The 2007 is still amazingly fresh and vivid whilst the 2011 – a warm vintage and one of the very few not to comprise 100% Sangiovese – is wonderfully rich and fruit driven. But the biggest surprises were the other much less well known wines, the elegantly labelled and presented Collezione Privata De Marchi. The Chardonnay 2020 is rich and rounded, with almond, white peach and vanilla on the palate and just the right amount of oak to support the fruit: the freshness here is reinforced by the stelvin cap, which De Marchi says reduces sulphites in the wine, and seems also to support the long finish.

The Syrah 2018 is spectacular, almost certainly the most impressive Italian Syrah I have tasted, with cassis, black pepper, spice and blackberry flavours on the palate and a firm balanced body benefitting from the 18 months the wine spent in barrique. The Cabernet Sauvignon 2017 is equally impressive: dark ruby red with cassis, coffee and great balance, with fine acidity underlying the firm tannins. Like the Syrah, it has many years of ageing ahead of it.

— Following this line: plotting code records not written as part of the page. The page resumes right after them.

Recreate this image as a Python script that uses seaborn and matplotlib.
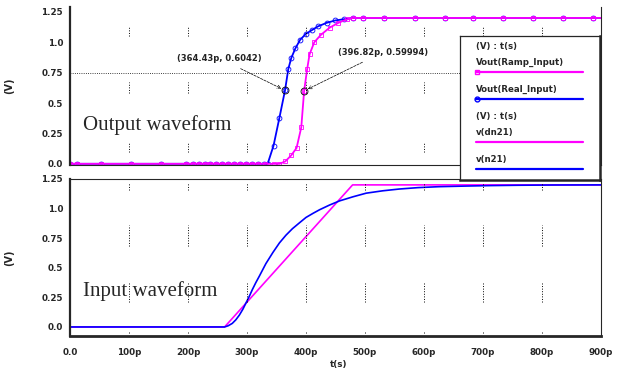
import matplotlib
matplotlib.use("Agg")
import matplotlib.pyplot as plt
import seaborn as sns
from matplotlib.lines import Line2D

# ---- data (time in ps, voltage in V) ----
out_t_ramp = [0, 12, 53, 104, 155, 197, 208, 218, 228, 238, 248, 258, 268, 278, 288, 298,
              308, 318, 330, 345, 355, 365, 375, 384, 392, 396.82, 402, 406, 414, 425, 440,
              455, 470, 480, 496, 533, 584, 635, 683, 734, 785, 836, 886, 900]
out_v_ramp = [0, 0, 0, 0, 0, 0, 0, 0, 0, 0, 0, 0, 0, 0, 0, 0,
              0, 0, 0, 0, 0.0, 0.02, 0.07, 0.13, 0.3, 0.59994, 0.78, 0.9, 1.0, 1.06, 1.12,
              1.16, 1.19, 1.2, 1.2, 1.2, 1.2, 1.2, 1.2, 1.2, 1.2, 1.2, 1.2, 1.2]

out_t_real = [0, 12, 53, 104, 155, 197, 208, 218, 228, 238, 248, 258, 268, 278, 288, 298,
              308, 318, 328, 335, 345, 355, 364.43, 370, 375, 382, 390, 400, 410, 420, 435,
              450, 465, 480, 496, 533, 584, 635, 683, 734, 785, 836, 886, 900]
out_v_real = [0, 0, 0, 0, 0, 0, 0, 0, 0, 0, 0, 0, 0, 0, 0, 0,
              0, 0, 0, 0, 0.15, 0.38, 0.6042, 0.78, 0.87, 0.95, 1.02, 1.07, 1.1, 1.13, 1.16,
              1.18, 1.19, 1.2, 1.2, 1.2, 1.2, 1.2, 1.2, 1.2, 1.2, 1.2, 1.2, 1.2]

in_t_ramp = [0, 262, 479, 900]
in_v_ramp = [0, 0, 1.2, 1.2]

in_t_real = [0, 262, 268, 275, 281, 287, 293, 298, 304, 309, 315, 321, 332, 344, 355, 366,
             377, 389, 400, 412, 423, 440, 457, 480, 502, 530, 558, 590, 626, 670, 711, 760,
             820, 900]
in_v_real = [0, 0, 0.01, 0.03, 0.06, 0.1, 0.15, 0.2, 0.26, 0.315, 0.375, 0.43, 0.535, 0.63,
             0.71, 0.775, 0.83, 0.88, 0.925, 0.96, 0.99, 1.03, 1.065, 1.1, 1.13, 1.15, 1.165,
             1.177, 1.185, 1.19, 1.194, 1.197, 1.199, 1.2]

x_ticks = [0, 100, 200, 300, 400, 500, 600, 700, 800, 900]
x_labels = ["0.0", "100p", "200p", "300p", "400p", "500p", "600p", "700p", "800p", "900p"]
y_ticks = [0, 0.25, 0.5, 0.75, 1.0, 1.25]
y_labels = ["0.0", "0.25", "0.5", "0.75", "1.0", "1.25"]

markers_pts = [(364.43, 0.6042, "(364.43p, 0.6042)"), (396.82, 0.59994, "(396.82p, 0.59994)")]

PINK = "#ff00ff"
BLUE = "#0000ff"

sns.set_style("white")
plt.rcParams["font.family"] = ["DejaVu Sans"]

fig = plt.figure(figsize=(6.17, 3.70), dpi=100)
ax1 = fig.add_axes([0.1135, 0.554, 0.8605, 0.427])
ax2 = fig.add_axes([0.1135, 0.092, 0.8605, 0.4243])

tick_font = dict(fontsize=6.3, fontweight="bold")

# ---- top: output waveforms ----
sns.lineplot(x=out_t_real, y=out_v_real, ax=ax1, color=BLUE, lw=1.3, sort=False,
             marker="o", markersize=3.5, markerfacecolor="none", markeredgecolor=BLUE,
             markeredgewidth=0.6, markevery=slice(0, -1))
sns.lineplot(x=out_t_ramp, y=out_v_ramp, ax=ax1, color=PINK, lw=1.3, sort=False,
             marker="s", markersize=3.2, markerfacecolor="none", markeredgecolor=PINK,
             markeredgewidth=0.6, markevery=slice(0, -1))
ax1.set_xlim(0, 900)
ax1.set_ylim(-0.01, 1.29)
ax1.axhline(0.75, color="black", ls=":", lw=0.6, xmax=0.74)
for xv in x_ticks[1:-1]:
    for lo, hi in [(1.05, 1.13), (0.58, 0.67), (0.10, 0.17)]:
        ax1.vlines(xv, lo, hi, colors="black", linestyles=":", lw=0.7)

offsets = [(-47, 23), (57, 28)]
for (tx, vy, lab), off in zip(markers_pts, offsets):
    ax1.plot(tx, vy, marker="o", ms=5, mfc="none", mec="black", mew=0.6)
    ax1.annotate(lab, xy=(tx, vy), xytext=off, textcoords="offset points",
                 ha="center", va="center", fontsize=6, fontweight="bold", color="#222222",
                 arrowprops=dict(arrowstyle="->", lw=0.5, ls="--", color="black",
                                 shrinkA=4, shrinkB=3))

ax1.text(22, 0.28, "Output waveform", fontsize=15, family="Liberation Serif")
ax1.set_xticks(x_ticks)
ax1.set_xticklabels([])
ax1.tick_params(axis="x", length=0)
ax1.set_yticks(y_ticks)
ax1.set_yticklabels(y_labels, **tick_font)
ax1.tick_params(axis="y", length=3, width=0.8, direction="out", pad=2)
ax1.spines["top"].set_visible(False)
ax1.spines["left"].set_linewidth(1.6)
ax1.spines["right"].set_linewidth(0.8)
ax1.spines["bottom"].set_linewidth(0.8)
ax1.set_xlabel("")
ax1.set_ylabel("(V)", fontsize=7, fontweight="bold", labelpad=20)

# ---- bottom: input waveforms ----
sns.lineplot(x=in_t_ramp, y=in_v_ramp, ax=ax2, color=PINK, lw=1.2, sort=False)
sns.lineplot(x=in_t_real, y=in_v_real, ax=ax2, color=BLUE, lw=1.2, sort=False)
ax2.set_xlim(0, 900)
ax2.set_ylim(-0.076, 1.25)
for xv in x_ticks[1:-1]:
    for lo, hi in [(1.16, 1.22), (0.68, 0.86), (0.21, 0.37), (-0.055, -0.045)]:
        ax2.vlines(xv, lo, hi, colors="black", linestyles=":", lw=0.7)
ax2.text(22, 0.26, "Input waveform", fontsize=15, family="Liberation Serif")
ax2.set_xticks(x_ticks)
ax2.set_xticklabels(x_labels, **tick_font)
ax2.set_yticks(y_ticks)
ax2.set_yticklabels(y_labels, **tick_font)
ax2.tick_params(axis="y", length=3, width=0.8, direction="out", pad=2)
ax2.tick_params(axis="x", length=4, width=0.8, direction="out", pad=5)
ax2.spines["left"].set_linewidth(1.6)
ax2.spines["bottom"].set_linewidth(2.0)
ax2.spines["top"].set_linewidth(0.8)
ax2.spines["right"].set_linewidth(0.8)
ax2.set_xlabel("t(s)", fontsize=6.3, fontweight="bold")
ax2.set_ylabel("(V)", fontsize=7, fontweight="bold", labelpad=20)
ax2.xaxis.set_label_coords(0.505, -0.155)

# ---- legend box ----
lg = fig.add_axes([0.7455, 0.5135, 0.2269, 0.389], zorder=5)
lg.set_xlim(0, 140)
lg.set_ylim(144, 0)
lg.set_xticks([])
lg.set_yticks([])
lg.set_facecolor("white")
for s in lg.spines.values():
    s.set_linewidth(0.9)
lg.spines["right"].set_linewidth(1.8)
lg.spines["bottom"].set_linewidth(1.8)
leg_font = dict(fontsize=6.2, fontweight="bold", va="center", ha="left")
entries = [("(V) : t(s)", None, None), ("Vout(Ramp_Input)", PINK, "s"),
           ("Vout(Real_Input)", BLUE, "o"), ("(V) : t(s)", None, None),
           ("v(dn21)", PINK, None), ("v(n21)", BLUE, None)]
y = 10
for lab, col, mk in entries:
    lg.text(16, y, lab, **leg_font)
    if col is None:
        y += 16
        continue
    lg.add_line(Line2D([16, 123], [y + 10, y + 10], color=col, lw=1.6))
    if mk is not None:
        lg.add_line(Line2D([17], [y + 10], marker=mk, ms=3.5, mfc="none", mec=col, mew=1))
    y += 27

fig.savefig("out.png", dpi=100)
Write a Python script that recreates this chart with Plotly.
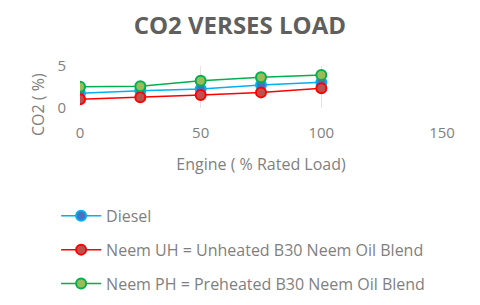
import plotly.graph_objects as go

loads = [0, 25, 50, 75, 100]
diesel = [1.75, 2.06, 2.26, 2.74, 3.06]
neem_uh = [1.03, 1.27, 1.55, 1.86, 2.34]
neem_ph = [2.54, 2.60, 3.25, 3.65, 3.93]

names = ["Diesel", "Neem UH = Unheated B30 Neem Oil Blend", "Neem PH = Preheated B30 Neem Oil Blend"]
series = [diesel, neem_uh, neem_ph]
line_colors = ["#00B0F0", "#FF0000", "#00B050"]
fill_colors = ["#4472C4", "#C0504D", "#9BBB59"]

FONT = "Open Sans"
fig = go.Figure()
for i, (n, s) in enumerate(zip(names, series)):
    fig.add_trace(go.Scatter(
        x=loads, y=s, name=n, mode="lines+markers",
        legendgroup=str(i),
        line=dict(color=line_colors[i], width=1.5),
        marker=dict(size=10, color=fill_colors[i], line=dict(color=line_colors[i], width=2)),
    ))

fig.add_annotation(text="CO2 ( %)", xref="paper", yref="paper", x=0, y=0.5,
                   xanchor="center", yanchor="middle", xshift=-42, yshift=-18,
                   textangle=-90, showarrow=False,
                   font=dict(size=16, color="#7F7F7F", family=FONT))

fig.update_layout(
    width=480, height=305,
    margin=dict(l=72, r=46, t=58, b=205, autoexpand=False),
    paper_bgcolor="white", plot_bgcolor="white",
    font=dict(family=FONT, color="#7F7F7F", size=15),
    title=dict(text="<b>CO2 VERSES LOAD</b>", x=0.483, xanchor="center", y=0.943, yanchor="middle",
               font=dict(size=24, color="#5F5F5F", family=FONT)),
    showlegend=True,
    legend=dict(x=-0.066, xanchor="left", y=0.374, yref="container", yanchor="top", traceorder="grouped",
                tracegroupgap=10, font=dict(size=16, color="#7F7F7F", family=FONT),
                bgcolor="rgba(0,0,0,0)", itemwidth=40),
    xaxis=dict(range=[0, 150], tickvals=[0, 50, 100, 150], showgrid=True, gridcolor="#E3E3E3",
               zeroline=False, showline=False, ticks="outside", ticklen=11, tickcolor="rgba(0,0,0,0)",
               automargin=False,
               title=dict(text="Engine ( % Rated Load)", font=dict(size=16, color="#7F7F7F"), standoff=17)),
    yaxis=dict(range=[0, 5], tickvals=[0, 5], showgrid=True, gridcolor="#E3E3E3",
               zeroline=False, showline=False, ticks="outside", ticklen=10, tickcolor="rgba(0,0,0,0)",
               automargin=False),
)
fig.write_html("out.html")
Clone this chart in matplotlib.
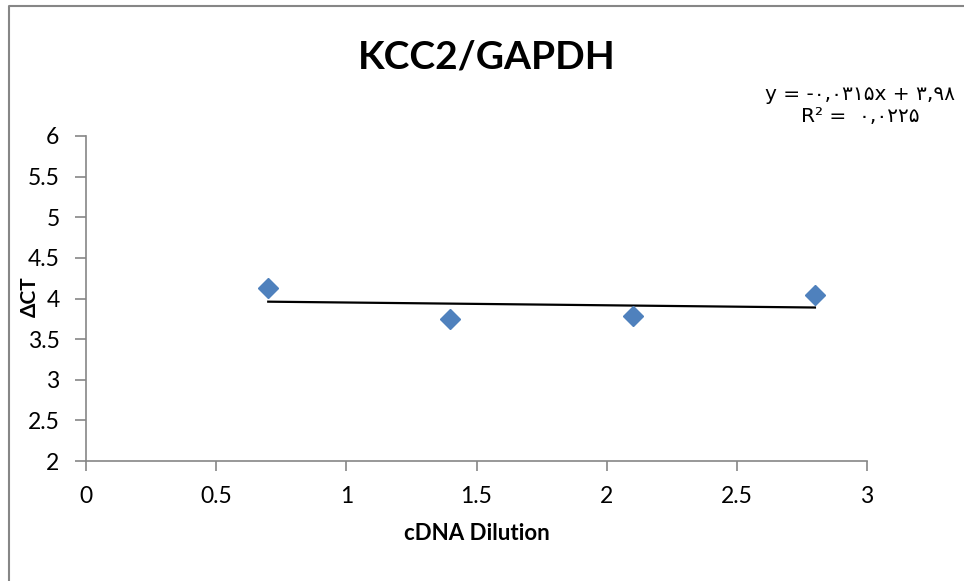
import numpy as np
import matplotlib
matplotlib.use("Agg")
import matplotlib.pyplot as plt
from matplotlib.lines import Line2D

# data
dilution = [0.7, 1.4, 2.1, 2.8]
delta_ct = [4.13, 3.75, 3.78, 4.04]
x_ticks = [0, 0.5, 1, 1.5, 2, 2.5, 3]
y_ticks = [2, 2.5, 3, 3.5, 4, 4.5, 5, 5.5, 6]
eq_text = "y = -۰,۰۳۱۵x + ۳,۹۸\nR² =  ۰,۰۲۲۵"

plt.rcParams['font.family'] = ['Lato', 'DejaVu Sans']

fig = plt.figure(figsize=(9.64, 5.81), dpi=100)
W, H = 964, 581
ax = fig.add_axes([86 / W, 1 - 461 / H, (867 - 86) / W, (461 - 136) / H])

# chart border (only left and top edges are inside the crop)
fig.lines.append(Line2D([9 / W, 9 / W, 1], [0, 1 - 6 / H, 1 - 6 / H],
                        transform=fig.transFigure, color='#868686', linewidth=1.5))

ax.plot(dilution, delta_ct, linestyle='none', marker='D', markersize=10.5,
        color='#4F81BD', zorder=3, clip_on=False)

# linear trendline
k, b = np.polyfit(dilution, delta_ct, 1)
xs = np.array([dilution[0], dilution[-1]])
ax.plot(xs, k * xs + b, color='black', linewidth=1.6, zorder=2)

ax.set_xlim(0, 3)
ax.set_ylim(2, 6)
ax.set_xticks(x_ticks)
ax.set_yticks(y_ticks)
ax.set_xticklabels([f"{t:g}" for t in x_ticks])
ax.set_yticklabels([f"{t:g}" for t in y_ticks])
ax.tick_params(axis='both', labelsize=16.5, colors='#868686', labelcolor='black',
               direction='out', width=1.2)
ax.tick_params(axis='x', length=7, pad=11)
ax.tick_params(axis='y', length=8, pad=11)
for s in ['top', 'right']:
    ax.spines[s].set_visible(False)
for s in ['left', 'bottom']:
    ax.spines[s].set_color('#868686')
    ax.spines[s].set_linewidth(1.2)

fig.text(487 / W, 1 - 57 / H, "KCC2/GAPDH", ha='center', va='center',
         fontsize=28, fontweight='bold')
fig.text(477 / W, 1 - 534 / H, "cDNA Dilution", ha='center', va='center',
         fontsize=16, fontweight='bold')
fig.text(30 / W, 1 - 297 / H, "ΔCT", ha='center', va='center', rotation=90,
         fontsize=15, fontweight='bold')
fig.text(860 / W, 1 - 106 / H, eq_text, ha='center', va='center',
         fontsize=14.5, linespacing=1.2, family=['DejaVu Sans'])

fig.savefig("out.png", dpi=100)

De Marchi seems as proud of this collection – which after all bears his name – and of his Chianti Classico, typically regarded as one of the best in the region, as of his more famous Cepparello, which is what put his estate on the map since the first vintage was produced back in 1980.

“What I have always aimed for in all my wines is balance and finesse. I don’t want over-extraction but harmony and elegance. This also reflects my attitude to the estate,” he says.

What’s next? De Marchi says he will spend time helping his son Luca at the family winery Proprieta Sperino in Alto Piedmont. He is coy about staying on at Isole e Olena in an advisory capacity – though he has been asked – arguing that the new owners will understandably have different ideas.

However, it is hard to imagine this beautiful estate without the man who put it so emphatically on to Italy’s wine map and made it his home for almost 50 years. Maybe he will stay on as a continuing presence in the cellar and amongst the vines, mingling with those happy ghosts in the old stone houses of Isole and Olena.

Isole e Olena is imported to the UK by Liberty Wines.